The 2001 "Pull Over" tour is his first with his band in three years, though, and he's celebrating by highlighting their contributions. Percussionist Luis Conte introduced "Mexico" with a solo, sax man Lou Marini highlighted a version of "Don't Let Me Be Lonely Tonight" and vocalist Arnold McCuller got a special hand for the soulful counterpoint on "Shower the People."

Because he had a horn section, he made sure to use it on covers of Marvin Gaye's "How Sweet It Is" and Eddie Floyd's "Knock on Wood."

Some war horses got different arrangements. "Steamroller" took a trip to New Orleans, "Carolina in My Mind" got some nice pedal steel guitar (and a rolling backing visual) and "Sweet Baby James" got a beautiful cello counterpart from a member of the BSO.

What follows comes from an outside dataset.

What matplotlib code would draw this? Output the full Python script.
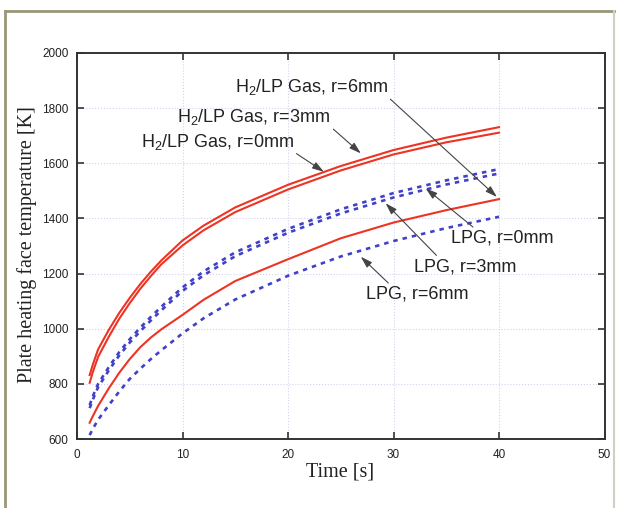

Taylor has some new material, and took the risk of presenting three new songs in a row in the show's first set. With the promise of hits to follow, and because the new songs had the same relaxed, samba quality of his recent material, they went over well.


Friday, July 13, 2001

I've been listening to all those Wierd Al Yankovic polka medleys. They make me laugh uncontrollably. I love them just as much today as I did when I was 14 years old. And now there are lots more of them than there were back then. ;-)


Thursday, July 12, 2001

You can blow out a candle
But you can't blow out a fire
Once the flame begins to catch
The wind will blow it higher...

    ~ Peter Gabriel, Biko


Wednesday, July 11, 2001

Velvet Underground, Greatest Hits

"I'm waiting for my man
Twenty-six dollars in my hand
Up from Lexington, one two five,
Feel sick and dirty, more dead than alive,
I'm waiting for my man..."


Monday, July 09, 2001

Morning music: Green Cheese. This is great music for a Monday morning. A vintage Susie mix, inspired by Katynka and other Bad Girls of my acquaintance.

Better not look down, if you want to keep on flying
Put the hammer down, keep it full speed ahead
Better not look back, or you might just wind up crying
You can keep it moving if you don't look down
BB King, "Better Not Look Down"


Sunday, July 08, 2001

Listening to

  • Southern Culture on the Skids: "Too Much Pork for Just One Fork," "Banana Puddin'," "King of the Mountain," and "Fried Chicken and Gasoline."

  • Chickasaw Mud Puppies: "Superior," "Cold Blue," and "Words."

It's a hickabilly morning chez Susie.


Friday, July 06, 2001

Too Much To Feel, a mix by SusieI'm listening to Too Much To Feel, a mix I made in February 2000. (Check out the track list here.)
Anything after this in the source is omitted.